Como era un domingo frío, de viento alocado que revolvía el pelo y levantaba los copos hasta las nubes, me fui a pasear por la orilla del Tormes, a la zona de entrepuentes. Cuando los copos volteaban unos tras otros histéricos, me refugié en el Museo de Automoción. Un edifico feo y desgarbado al lado del antiguo molino de harinas.
En el museo hay coches por un tubo -mi hermano quedaría subyugado- incluso antecedentes remotos de nuestro imprescindible cuatro ruedas: nostálgicos Topolino de las películas neorrealistas italianas o el 1500 del desarrollismo patrio.

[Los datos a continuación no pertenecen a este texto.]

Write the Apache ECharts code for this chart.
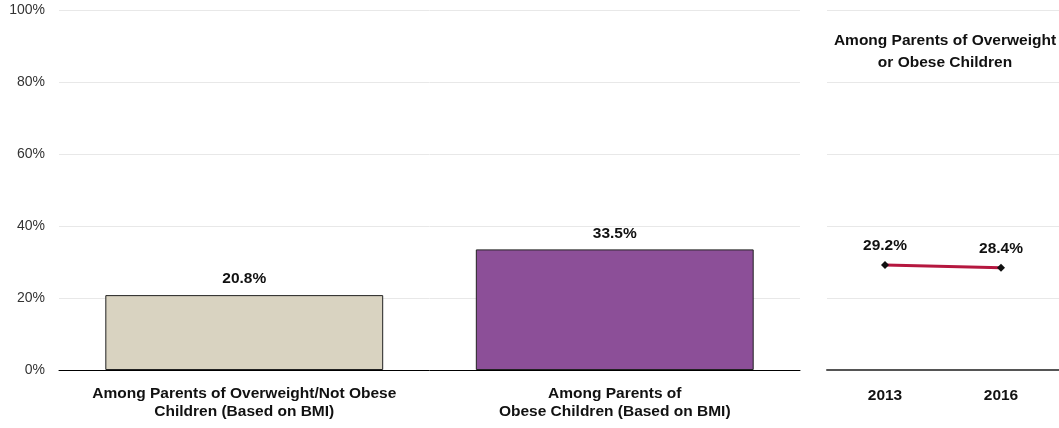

Uno de mis favoritos es el precioso Mercedes-Benz 320 descapotable traído a España por el cónsul alemán en Sevilla durante la guerra civil. Ahora en el museo bien cuidado y a salvo de balas, pero tal vez antes había venido a la ciudad. Tal vez Salamanca no es nueva para él. Quizá ya había estado aquí cuando los alemanes tenían su cuartel general en el Palacio de Orellana. Quizá paseó a Carmen Polo por las calles cercanas al Palacio Episcopal o la plaza de los Bandos en busca de algún anticuario o joyero. Quizá trasladó al señor Millán Astray con su parche de pirata al aula magna de la Universidad para pronunciar su airado discurso. Quizá escuchó las palabras de Carmen Polo al tuerto de La Coruña para que no enviase al pelotón de fusilamiento al señor Unamuno. Quizá, incluso, fue testigo de los jadeos lujuriosos del tuerto y la cupletista de moda.